Aim:
Up to and including the line with "const FONT = 'Liberation", write out the listing from its first line, minus the pictures.
────────────────────
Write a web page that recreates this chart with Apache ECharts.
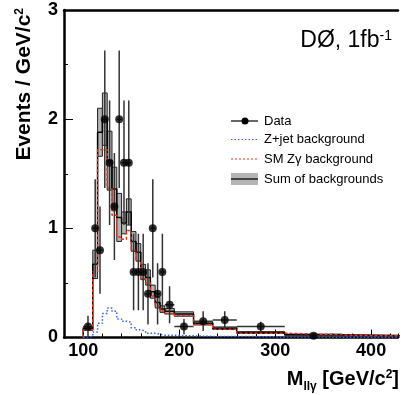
<!DOCTYPE html>
<html><head><meta charset="utf-8">
<script src="https://cdn.jsdelivr.net/npm/echarts@6/dist/echarts.min.js"></script>
<style>html,body{margin:0;padding:0;background:#fff}#c{width:401px;height:395px}</style>
</head><body><div id="c"></div>
<script>
// ---- data ----
const binEdges = [100,110,115,120,125,130,135,140,145,150,155,160,165,170,175,180,185,195,215,235,260,310,370,430];
const dataValues = [0.1,1.0,0.8,2.0,1.6,1.2,2.0,1.6,1.6,0.6,0.6,0.6,0.4,1.0,0.4,0.6,0.3,0.1,0.15,0.16,0.1,0.0167];
const dataErrors = [0.1,0.45,0.4,0.63,0.57,0.49,0.63,0.57,0.57,0.35,0.35,0.35,0.28,0.45,0.28,0.35,0.17,0.07,0.09,0.08,0.045,0.017];
const sumBkg    = [0.08,0.67,1.88,2.00,1.62,1.36,1.10,1.05,1.15,0.88,0.78,0.60,0.55,0.42,0.32,0.26,0.24,0.215,0.13,0.085,0.045,0.026,0.017];
const sumBkgErr = [0.015,0.13,0.22,0.24,0.27,0.20,0.22,0.10,0.12,0.09,0.08,0.07,0.07,0.06,0.05,0.03,0.025,0.02,0.015,0.012,0.008,0.005,0.004];
const smZgamma  = [0.07,0.60,1.72,1.72,1.37,1.12,0.92,0.90,0.98,0.80,0.70,0.54,0.50,0.38,0.29,0.24,0.22,0.20,0.12,0.075,0.04,0.023,0.015];
const zJet      = [0.01,0.05,0.13,0.22,0.27,0.24,0.17,0.15,0.14,0.09,0.07,0.06,0.04,0.04,0.03,0.02,0.02,0.015,0.01,0.01,0.005,0.003,0.002];
const xTickLabels = [100,200,300,400];
const yTickLabels = [0,1,2,3];

const FONT = 'Liberation Sans, Arial, Helvetica, sans-serif';

function steps(vals) {
  const pts = [[binEdges[0], 0]];
  for (let i = 0; i < vals.length; i++) {
    pts.push([binEdges[i], vals[i]], [binEdges[i + 1], vals[i]]);
  }
  return pts;
}
const bandData = sumBkg.map((v, i) => [binEdges[i], binEdges[i + 1], v - sumBkgErr[i], v + sumBkgErr[i]]);
const pointData = dataValues.map((v, i) => [(binEdges[i] + binEdges[i + 1]) / 2, v, dataErrors[i], binEdges[i], binEdges[i + 1]]);

const chart = echarts.init(document.getElementById('c'), null, {renderer: 'canvas'});

const option = {
  animation: false,
  backgroundColor: '#fff',
  grid: {left: 64, right: 0, top: 10, bottom: 57.5, containLabel: false},
  xAxis: [
    {
      type: 'value', min: 80, max: 428, interval: 20, position: 'bottom',
      axisLine: {show: true, onZero: false, lineStyle: {color: '#000', width: 2.5}},
      axisTick: {show: true, inside: true, length: 4, lineStyle: {color: '#000', width: 1}},
      axisLabel: {
        formatter: v => (xTickLabels.indexOf(v) >= 0 ? String(v) : ''),
        color: '#000', fontWeight: 'bold', fontSize: 18, fontFamily: FONT, margin: 5
      },
      splitLine: {show: false}
    },
    {
      type: 'value', min: 80, max: 428, position: 'bottom',
      axisLine: {show: false},
      axisTick: {show: true, inside: true, length: 8, customValues: xTickLabels, lineStyle: {color: '#000', width: 1}},
      axisLabel: {show: false},
      splitLine: {show: false}
    },
    {
      type: 'value', min: 80, max: 428, position: 'top',
      axisLine: {show: true, onZero: false, lineStyle: {color: '#000', width: 2.5}},
      axisTick: {show: false}, axisLabel: {show: false}, splitLine: {show: false}
    }
  ],
  yAxis: [{
    type: 'value', min: 0, max: 3, interval: 1,
    axisLine: {show: true, onZero: false, lineStyle: {color: '#000', width: 2.5}},
    axisTick: {show: true, inside: true, length: 9, lineStyle: {color: '#000', width: 1}},
    minorTick: {show: true, splitNumber: 2, length: 4, lineStyle: {color: '#000', width: 1}},
    axisLabel: {
      formatter: v => (yTickLabels.indexOf(v) >= 0 ? String(v) : ''),
      color: '#000', fontWeight: 'bold', fontSize: 18, fontFamily: FONT, margin: 6
    },
    splitLine: {show: false}, minorSplitLine: {show: false}
  }],
  series: [
    {
      name: 'Sum of backgrounds band', type: 'custom', clip: true, silent: true,
      encode: {x: [0, 1], y: [2, 3]},
      data: bandData,
      renderItem: (params, api) => {
        const p0 = api.coord([api.value(0), api.value(3)]);
        const p1 = api.coord([api.value(1), api.value(2)]);
        return {type: 'rect', shape: {x: p0[0], y: p0[1], width: p1[0] - p0[0], height: p1[1] - p0[1]},
          style: {fill: '#b4b4b4', stroke: '#222', lineWidth: 1}};
      },
      z: 1
    },
    {
      name: 'Sum of backgrounds', type: 'line', data: steps(sumBkg), symbol: 'none', clip: true,
      lineStyle: {color: '#000', width: 1.5}, z: 2
    },
    {
      name: 'Z+jet background', type: 'line', data: steps(zJet), symbol: 'none', clip: true,
      lineStyle: {color: '#3a5ff0', width: 1.5, type: [1.5, 2]}, z: 3
    },
    {
      name: 'SM Zγ background', type: 'line', data: steps(smZgamma), symbol: 'none', clip: true,
      lineStyle: {color: '#e8341c', width: 1.5, type: [3, 2]}, z: 4
    },
    {
      name: 'Data errors', type: 'custom', clip: true, silent: true,
      encode: {x: 0, y: 1},
      data: pointData,
      renderItem: (params, api) => {
        const xc = api.value(0), v = api.value(1), e = api.value(2), x0 = api.value(3), x1 = api.value(4);
        const top = api.coord([xc, v + e]);
        const bot = api.coord([xc, Math.max(v - e, 0)]);
        const l = api.coord([x0, v]);
        const r = api.coord([x1, v]);
        return {type: 'group', children: [
          {type: 'line', shape: {x1: top[0], y1: top[1], x2: bot[0], y2: bot[1]}, style: {stroke: '#333', lineWidth: 1.5}},
          {type: 'line', shape: {x1: l[0], y1: l[1], x2: r[0], y2: r[1]}, style: {stroke: '#333', lineWidth: 1.5}}
        ]};
      },
      z: 5
    },
    {
      name: 'Data', type: 'scatter', data: pointData.map(p => [p[0], p[1]]),
      symbol: 'circle', symbolSize: 8, itemStyle: {color: '#000'}, z: 6
    }
  ],
  graphic: [
    // title
    {type: 'text', x: 392, y: 41, z: 10, style: {
      text: '{a|DØ, 1fb}{s|-1}', align: 'right', verticalAlign: 'middle', textAlign: 'right', textVerticalAlign: 'middle',
      rich: {
        a: {fontSize: 23, fontFamily: FONT, fill: '#000', color: '#000', lineHeight: 24, verticalAlign: 'top'},
        s: {fontSize: 14, fontFamily: FONT, fill: '#000', color: '#000', lineHeight: 14, verticalAlign: 'top'}
      }}},
    // y axis title
    {type: 'text', x: 25, y: 8, rotation: Math.PI / 2, z: 10, style: {
      text: '{m|Events / GeV/c}{s|2}', align: 'right', verticalAlign: 'middle', textAlign: 'right', textVerticalAlign: 'middle',
      rich: {
        m: {fontSize: 21, fontWeight: 'bold', fontFamily: FONT, fill: '#000', color: '#000', lineHeight: 22, verticalAlign: 'top'},
        s: {fontSize: 12, fontWeight: 'bold', fontFamily: FONT, fill: '#000', color: '#000', lineHeight: 12, verticalAlign: 'top'}
      }}},
    // x axis title
    {type: 'text', x: 399, y: 380, z: 10, style: {
      text: '{m|M}{b|llγ}{m| [GeV/c}{s|2}{m|]}', align: 'right', verticalAlign: 'middle', textAlign: 'right', textVerticalAlign: 'middle',
      rich: {
        m: {fontSize: 20, fontWeight: 'bold', fontFamily: FONT, fill: '#000', color: '#000', lineHeight: 22, verticalAlign: 'top'},
        b: {fontSize: 12, fontWeight: 'bold', fontFamily: FONT, fill: '#000', color: '#000', lineHeight: 12, padding: [12, 0, 0, 0], verticalAlign: 'top'},
        s: {fontSize: 12, fontWeight: 'bold', fontFamily: FONT, fill: '#000', color: '#000', lineHeight: 12, verticalAlign: 'top'}
      }}},
    // legend
    {type: 'line', z: 10, shape: {x1: 231, y1: 121, x2: 258, y2: 121}, style: {stroke: '#000', lineWidth: 1.2}},
    {type: 'circle', z: 10, shape: {cx: 245, cy: 121, r: 3.5}, style: {fill: '#000'}},
    {type: 'text', z: 10, x: 264, y: 121, style: {text: 'Data', font: '13px ' + FONT, fill: '#000', align: 'left', verticalAlign: 'middle', textAlign: 'left', textVerticalAlign: 'middle'}},
    {type: 'line', z: 10, shape: {x1: 231, y1: 139.5, x2: 258, y2: 139.5}, style: {stroke: '#3a5ff0', lineWidth: 1.2, lineDash: [1.5, 2]}},
    {type: 'text', z: 10, x: 264, y: 139.5, style: {text: 'Z+jet background', font: '13px ' + FONT, fill: '#000', align: 'left', verticalAlign: 'middle', textAlign: 'left', textVerticalAlign: 'middle'}},
    {type: 'line', z: 10, shape: {x1: 231, y1: 159, x2: 258, y2: 159}, style: {stroke: '#e8341c', lineWidth: 1.2, lineDash: [2, 2]}},
    {type: 'text', z: 10, x: 264, y: 159, style: {text: 'SM Zγ background', font: '13px ' + FONT, fill: '#000', align: 'left', verticalAlign: 'middle', textAlign: 'left', textVerticalAlign: 'middle'}},
    {type: 'rect', z: 10, shape: {x: 231, y: 173, width: 27, height: 12}, style: {fill: '#b4b4b4'}},
    {type: 'line', z: 11, shape: {x1: 231, y1: 179, x2: 258, y2: 179}, style: {stroke: '#444', lineWidth: 2}},
    {type: 'text', z: 10, x: 264, y: 179, style: {text: 'Sum of backgrounds', font: '13px ' + FONT, fill: '#000', align: 'left', verticalAlign: 'middle', textAlign: 'left', textVerticalAlign: 'middle'}}
  ]
};
chart.setOption(option);
</script>
</body></html>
────────────────────
Written answer:
Write a web page that recreates this chart with Apache ECharts.
<!DOCTYPE html>
<html><head><meta charset="utf-8">
<script src="https://cdn.jsdelivr.net/npm/echarts@6/dist/echarts.min.js"></script>
<style>html,body{margin:0;padding:0;background:#fff}#c{width:401px;height:395px}</style>
</head><body><div id="c"></div>
<script>
// ---- data ----
const binEdges = [100,110,115,120,125,130,135,140,145,150,155,160,165,170,175,180,185,195,215,235,260,310,370,430];
const dataValues = [0.1,1.0,0.8,2.0,1.6,1.2,2.0,1.6,1.6,0.6,0.6,0.6,0.4,1.0,0.4,0.6,0.3,0.1,0.15,0.16,0.1,0.0167];
const dataErrors = [0.1,0.45,0.4,0.63,0.57,0.49,0.63,0.57,0.57,0.35,0.35,0.35,0.28,0.45,0.28,0.35,0.17,0.07,0.09,0.08,0.045,0.017];
const sumBkg    = [0.08,0.67,1.88,2.00,1.62,1.36,1.10,1.05,1.15,0.88,0.78,0.60,0.55,0.42,0.32,0.26,0.24,0.215,0.13,0.085,0.045,0.026,0.017];
const sumBkgErr = [0.015,0.13,0.22,0.24,0.27,0.20,0.22,0.10,0.12,0.09,0.08,0.07,0.07,0.06,0.05,0.03,0.025,0.02,0.015,0.012,0.008,0.005,0.004];
const smZgamma  = [0.07,0.60,1.72,1.72,1.37,1.12,0.92,0.90,0.98,0.80,0.70,0.54,0.50,0.38,0.29,0.24,0.22,0.20,0.12,0.075,0.04,0.023,0.015];
const zJet      = [0.01,0.05,0.13,0.22,0.27,0.24,0.17,0.15,0.14,0.09,0.07,0.06,0.04,0.04,0.03,0.02,0.02,0.015,0.01,0.01,0.005,0.003,0.002];
const xTickLabels = [100,200,300,400];
const yTickLabels = [0,1,2,3];

const FONT = 'Liberation Sans, Arial, Helvetica, sans-serif';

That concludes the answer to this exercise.